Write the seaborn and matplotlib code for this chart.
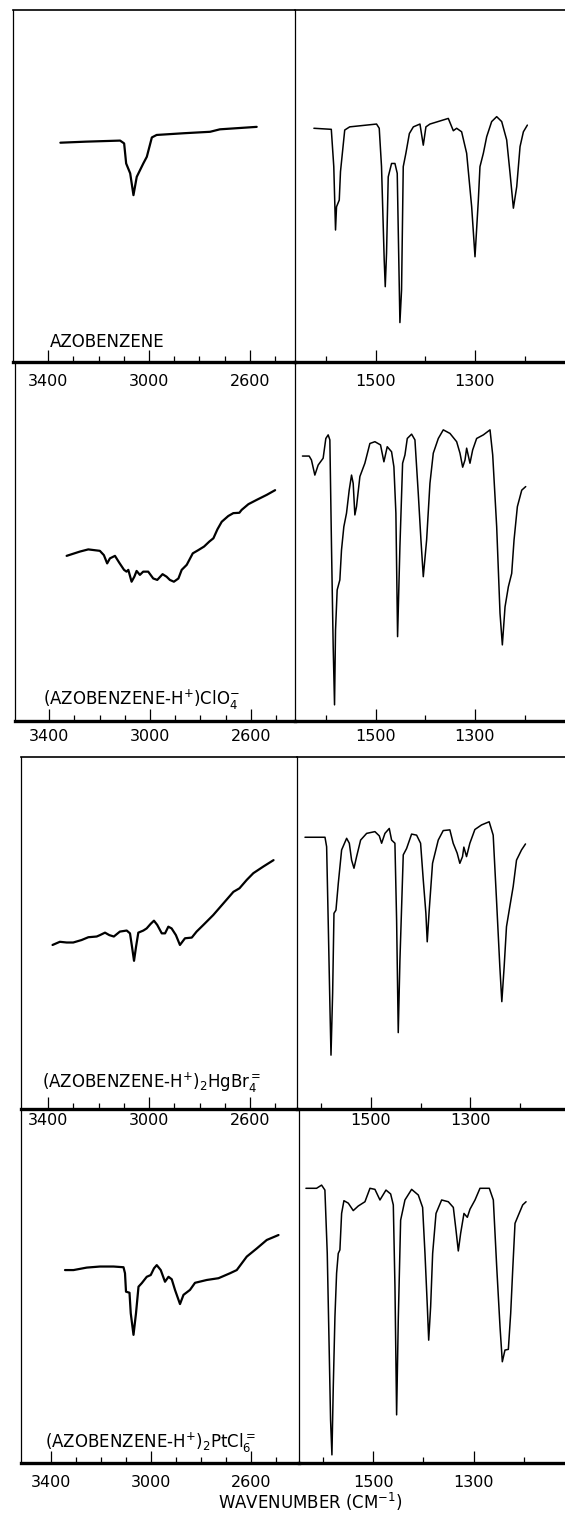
# IR spectra of azobenzene and its protonated salts (two spectral windows each)

import numpy as np
import pandas as pd
import matplotlib
matplotlib.use('Agg')
import matplotlib.pyplot as plt
import seaborn as sns

# ---------------- data (wavenumber, % transmittance) ----------------
names = ["AZOBENZENE",
         r"(AZOBENZENE-H$^{+}$)ClO$_{4}^{-}$",
         r"(AZOBENZENE-H$^{+}$)$_{2}$HgBr$_{4}^{=}$",
         r"(AZOBENZENE-H$^{+}$)$_{2}$PtCl$_{6}^{=}$"]

# panel 1 : azobenzene
azo_hi_wn = [3352, 3250, 3115, 3099, 3091, 3075, 3062, 3049, 3023, 3009, 2989, 2970, 2860, 2758, 2719, 2573]
azo_hi_t = [62.3, 62.6, 62.9, 62.1, 56.4, 53.6, 47.4, 52.6, 56.4, 58.3, 63.8, 64.5, 65.0, 65.4, 66.1, 66.8]
azo_lo_wn = [1624, 1589, 1584, 1580.5, 1578.5, 1573, 1570.5, 1562, 1552, 1498, 1492.6, 1488, 1482.6, 1480.5,
             1477.9, 1474.5, 1467.8, 1461, 1456.4, 1451, 1447.7, 1444.3, 1439, 1432, 1424, 1410.7, 1404,
             1398.7, 1390.6, 1353.7, 1343.6, 1336.9, 1326.9, 1316.8, 1306.7, 1300, 1293.3, 1290, 1283.2,
             1276.5, 1266.5, 1256.4, 1246.3, 1236.3, 1229.5, 1222.8, 1216.1, 1209.4, 1202.7, 1194.7]
azo_lo_t = [66.4, 66.1, 55.5, 37.5, 44.1, 46.0, 54.1, 65.9, 66.8, 67.6, 66.4, 55.5, 29.0, 21.4,
            30.9, 52.6, 56.4, 56.4, 53.6, 11.2, 20.5, 55.5, 59.3, 64.9, 66.8, 67.6, 61.6,
            66.8, 67.6, 69.2, 65.7, 66.4, 65.4, 59.3, 44.1, 29.9, 46.0, 55.5, 59.3,
            64.0, 68.3, 69.7, 68.3, 63.1, 53.6, 43.7, 49.8, 61.2, 65.4, 67.3]

# panel 2 : perchlorate
clo4_hi_wn = [3331, 3278, 3245, 3199, 3183, 3170, 3159, 3139, 3122, 3103, 3093, 3086, 3073, 3062, 3053,
              3040, 3027, 3007, 2987, 2971, 2950, 2934, 2921, 2905, 2887, 2874, 2854, 2830, 2808, 2785,
              2764, 2748, 2732, 2715, 2689, 2669, 2645, 2636, 2609, 2576, 2536, 2503]
clo4_hi_t = [46.0, 47.2, 47.8, 47.4, 46.2, 43.9, 45.3, 46.0, 44.1, 42.1, 41.6, 42.1, 38.8, 40.2, 41.8,
             40.7, 41.6, 41.6, 39.7, 39.3, 40.9, 40.2, 39.3, 38.8, 39.7, 42.1, 43.5, 46.7, 47.6, 48.6,
             50.0, 50.9, 53.4, 55.5, 57.1, 57.9, 58.0, 58.8, 60.4, 61.6, 63.0, 64.3]
clo4_lo_wn = [1647, 1633.5, 1628.9, 1622.1, 1615.4, 1605.4, 1600, 1595.3, 1591.9, 1588.6, 1585.2, 1582.5,
              1580.5, 1577.2, 1571.8, 1568.5, 1563.8, 1558.4, 1553, 1548.3, 1545, 1541.6, 1538.3, 1531.5,
              1521.5, 1511.4, 1501.3, 1490, 1483.2, 1476.5, 1467.8, 1463.1, 1459.1, 1455.7, 1451, 1445.6,
              1440.9, 1436.2, 1427.5, 1420.8, 1414.1, 1408.7, 1404, 1397.3, 1390.6, 1383.9, 1373.8, 1363.8,
              1350.3, 1336.9, 1330.2, 1324.8, 1320.1, 1316.8, 1310.1, 1304.7, 1296.7, 1283.2, 1269.8, 1264.4,
              1256.4, 1249.7, 1245, 1239.6, 1232.9, 1226.2, 1221.5, 1214.8, 1206, 1198]
clo4_lo_t = [73.8, 73.8, 72.7, 68.5, 71.3, 73.2, 78.7, 79.7, 78.3, 48.6, 20.7, 4.5,
             25.3, 36.5, 39.3, 47.6, 54.1, 57.9, 64.3, 68.5, 66.2, 57.4, 59.7, 68.1,
             71.8, 77.3, 77.8, 76.9, 72.2, 76.4, 75.0, 70.8, 57.9, 23.5, 48.6, 71.8,
             74.1, 78.7, 79.9, 78.3, 63.4, 50.4, 40.2, 50.4, 66.2, 74.6, 78.7, 81.1,
             80.1, 77.8, 74.6, 70.7, 72.7, 76.0, 71.8, 75.5, 78.7, 79.7, 81.1, 74.1,
             54.1, 30.0, 21.2, 31.8, 37.4, 41.1, 50.4, 59.7, 64.3, 65.3]

# panel 3 : tetrabromomercurate
hgbr_hi_wn = [3383, 3354, 3327, 3301, 3268, 3241, 3208, 3195, 3175, 3158, 3140, 3116, 3089, 3076, 3068,
              3060, 3052, 3043, 3023, 3010, 2994, 2981, 2968, 2950, 2937, 2924, 2911, 2894, 2878, 2858,
              2831, 2812, 2785, 2746, 2706, 2666, 2642, 2613, 2587, 2547, 2507]
hgbr_hi_t = [46.6, 47.5, 47.3, 47.3, 48.0, 48.8, 49.0, 49.4, 50.1, 49.4, 49.0, 50.4, 50.7, 49.9, 46.1,
             42.1, 46.1, 50.1, 50.7, 51.3, 52.6, 53.5, 52.3, 49.9, 49.9, 51.8, 51.3, 49.4, 46.6, 48.5,
             48.7, 50.4, 52.3, 55.1, 58.4, 61.7, 62.7, 65.1, 67.0, 68.9, 70.7]
hgbr_lo_wn = [1632.9, 1592.6, 1589.3, 1585.9, 1582.5, 1580.5, 1577.2, 1574.5, 1570.5, 1565.8, 1559.1, 1549,
              1543.6, 1539, 1534.2, 1528.9, 1520.8, 1508.7, 1492, 1483.2, 1478.5, 1471.8, 1463.1, 1458.4,
              1451.7, 1448.3, 1445, 1441.6, 1434.9, 1428.2, 1418.1, 1408, 1400, 1394.6, 1389.3, 1386.6,
              1382.6, 1375.9, 1364.4, 1354.4, 1341, 1334.3, 1326.3, 1320.9, 1315.5, 1312.8, 1307.4, 1300.7,
              1290.6, 1277.2, 1261.8, 1253.7, 1247, 1240.3, 1236.3, 1231.6, 1226.9, 1220.2, 1213.4, 1206.7,
              1196.6, 1188.6]
hgbr_lo_t = [77.2, 77.2, 74.5, 51.8, 28.1, 15.3, 32.9, 55.6, 56.5, 64.1, 73.6, 76.9,
             75.5, 70.7, 68.4, 71.7, 76.4, 78.3, 78.8, 77.6, 75.5, 78.3, 79.7, 76.4,
             75.5, 53.7, 21.7, 42.3, 72.2, 74.0, 78.1, 77.8, 75.5, 65.1, 55.6, 47.5,
             56.5, 69.8, 76.4, 79.1, 79.3, 75.5, 72.7, 69.8, 71.7, 74.4, 71.7, 75.5,
             79.4, 80.7, 81.6, 77.8, 59.4, 40.4, 30.5, 40.4, 51.8, 57.5, 63.2, 70.7,
             73.6, 75.3]

# panel 4 : hexachloroplatinate
ptcl_hi_wn = [3343, 3309, 3256, 3203, 3149, 3109, 3103, 3099, 3085, 3080, 3069, 3059, 3049, 3036, 3016,
              3000, 2987, 2976, 2960, 2943, 2929, 2916, 2903, 2883, 2869, 2843, 2823, 2776, 2729, 2683,
              2656, 2616, 2576, 2536, 2489]
ptcl_hi_t = [54.5, 54.5, 55.2, 55.5, 55.5, 55.3, 53.6, 48.4, 48.1, 42.3, 36.2, 42.3, 49.8, 50.8, 52.6,
             53.1, 55.0, 55.9, 54.5, 51.2, 52.6, 51.9, 48.9, 44.9, 47.5, 48.9, 50.9, 51.7, 52.2, 53.6,
             54.5, 58.3, 60.6, 63.0, 64.4]
ptcl_lo_wn = [1634.2, 1613, 1603, 1596.4, 1591.7, 1587.7, 1585.1, 1582.4, 1579.7, 1576.4, 1573.1, 1569.8,
              1566.5, 1563.1, 1558.5, 1549.8, 1539.9, 1529.9, 1516.6, 1506.6, 1496.7, 1486.7, 1474.7, 1465.4,
              1460.1, 1456.8, 1453.5, 1450.2, 1445.5, 1436.9, 1423.6, 1410.3, 1401.7, 1397, 1392.3, 1389.6,
              1385.7, 1381.7, 1375, 1363.8, 1350.5, 1340.5, 1335.2, 1330.6, 1325.9, 1319.3, 1312.6, 1307.3,
              1297.3, 1287.4, 1268.8, 1260.8, 1254.1, 1247.5, 1242.9, 1237.6, 1230.9, 1226.2, 1222.2, 1217.6,
              1210.9, 1202.3, 1195.6]
ptcl_lo_t = [77.6, 77.6, 78.5, 77.1, 59.2, 31.0, 12.1, 2.3, 21.6, 41.3, 53.6, 59.2,
             60.2, 70.5, 74.1, 73.4, 71.3, 72.6, 73.8, 77.6, 77.3, 74.3, 77.1, 76.0,
             72.9, 49.8, 13.6, 40.4, 68.6, 74.3, 77.3, 75.7, 72.2, 59.2, 44.2, 34.7,
             44.2, 59.2, 70.5, 74.3, 73.8, 72.2, 65.8, 59.9, 64.9, 70.5, 69.4, 71.7,
             74.3, 77.6, 77.6, 74.3, 55.5, 38.5, 28.6, 31.9, 32.1, 42.3, 54.5, 67.7,
             70.0, 72.9, 73.8]

hi_major = [3400, 3000, 2600]
hi_minor = [3300, 3200, 3100, 2900, 2800, 2700, 2500]
lo_major = [1500, 1300]
lo_minor = [1600, 1400, 1200]

spectra = [(azo_hi_wn, azo_hi_t, azo_lo_wn, azo_lo_t),
           (clo4_hi_wn, clo4_hi_t, clo4_lo_wn, clo4_lo_t),
           (hgbr_hi_wn, hgbr_hi_t, hgbr_lo_wn, hgbr_lo_t),
           (ptcl_hi_wn, ptcl_hi_t, ptcl_lo_wn, ptcl_lo_t)]

# ---------------- layout (pixel positions of the scanned frames) ----------------
W, H = 565, 1513
layout = [
    dict(top=10, bot=362, left=13, mid=295, lx=(3540, 2421), rx=(1662, 1119), frame=True, pad=12,
         lab=(0.131, 0.043)),
    dict(top=362, bot=721, left=15, mid=295, lx=(3536, 2424), rx=(1662, 1119), frame=False, pad=8,
         lab=(0.10, 0.045)),
    dict(top=757, bot=1109, left=21, mid=297, lx=(3508, 2414), rx=(1649, 1109), frame=True, pad=4,
         lab=(0.076, 0.06)),
    dict(top=1109, bot=1463, left=21, mid=299, lx=(3519, 2407), rx=(1648, 1118), frame=False, pad=12,
         lab=(0.086, 0.042)),
]

sns.set_theme(style='white')
plt.rcParams['font.family'] = ['DejaVu Sans']
plt.rcParams['mathtext.fontset'] = 'dejavusans'

fig = plt.figure(figsize=(W / 100, H / 100), dpi=100)


def box(x0, x1, ytop, ybot):
    return [x0 / W, 1 - ybot / H, (x1 - x0) / W, (ybot - ytop) / H]


def style_axis(ax, xlim, major, minor, pad, frame, left_spine, right_spine):
    ax.set_xlim(*xlim)
    ax.set_ylim(0, 100)
    ax.set_yticks([])
    ax.set_xticks(major)
    ax.set_xticks(minor, minor=True)
    ax.set_xticklabels([str(v) for v in major], fontsize=11.5, color='black')
    ax.tick_params(axis='x', which='both', direction='in', color='black', width=0.9, bottom=True)
    ax.tick_params(axis='x', which='major', length=8.5, pad=pad / 1.39)
    ax.tick_params(axis='x', which='minor', length=4.0)
    ax.set_xlabel('')
    ax.set_ylabel('')
    ax.patch.set_alpha(0)
    for s in ax.spines.values():
        s.set_color('black')
    ax.spines['bottom'].set_linewidth(2.4)
    ax.spines['top'].set_visible(frame)
    ax.spines['top'].set_linewidth(1.2)
    ax.spines['left'].set_visible(left_spine)
    ax.spines['left'].set_linewidth(0.9)
    ax.spines['right'].set_visible(right_spine)
    ax.spines['right'].set_linewidth(0.9)


for i, (cfg, (hw, ht, lw_, lt)) in enumerate(zip(layout, spectra)):
    ax_hi = fig.add_axes(box(cfg['left'], cfg['mid'], cfg['top'], cfg['bot']))
    ax_lo = fig.add_axes(box(cfg['mid'], W, cfg['top'], cfg['bot']))

    df_hi = pd.DataFrame({'wn': hw, 't': ht})
    df_lo = pd.DataFrame({'wn': lw_, 't': lt})
    sns.lineplot(data=df_hi, x='wn', y='t', ax=ax_hi, color='black', lw=1.6,
                 estimator=None, sort=False)
    sns.lineplot(data=df_lo, x='wn', y='t', ax=ax_lo, color='black', lw=1.1,
                 estimator=None, sort=False)

    style_axis(ax_hi, cfg['lx'], hi_major, hi_minor, cfg['pad'], cfg['frame'], True, True)
    style_axis(ax_lo, cfg['rx'], lo_major, lo_minor, cfg['pad'], cfg['frame'], False, False)

    ax_hi.text(cfg['lab'][0], cfg['lab'][1], names[i], transform=ax_hi.transAxes,
               fontsize=12, ha='left', va='baseline', color='black')

fig.text(310 / W, 1 - 1509 / H, r"WAVENUMBER (CM$^{-1}$)", fontsize=12,
         ha='center', va='baseline', color='black')

fig.savefig('out.png', dpi=100, facecolor='white')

--- What the task requires ---
Gather up every line from the listing above in which the word "matplotlib" occurs.

--- Complete output ---
Write the seaborn and matplotlib code for this chart.
import matplotlib
matplotlib.use('Agg')
import matplotlib.pyplot as plt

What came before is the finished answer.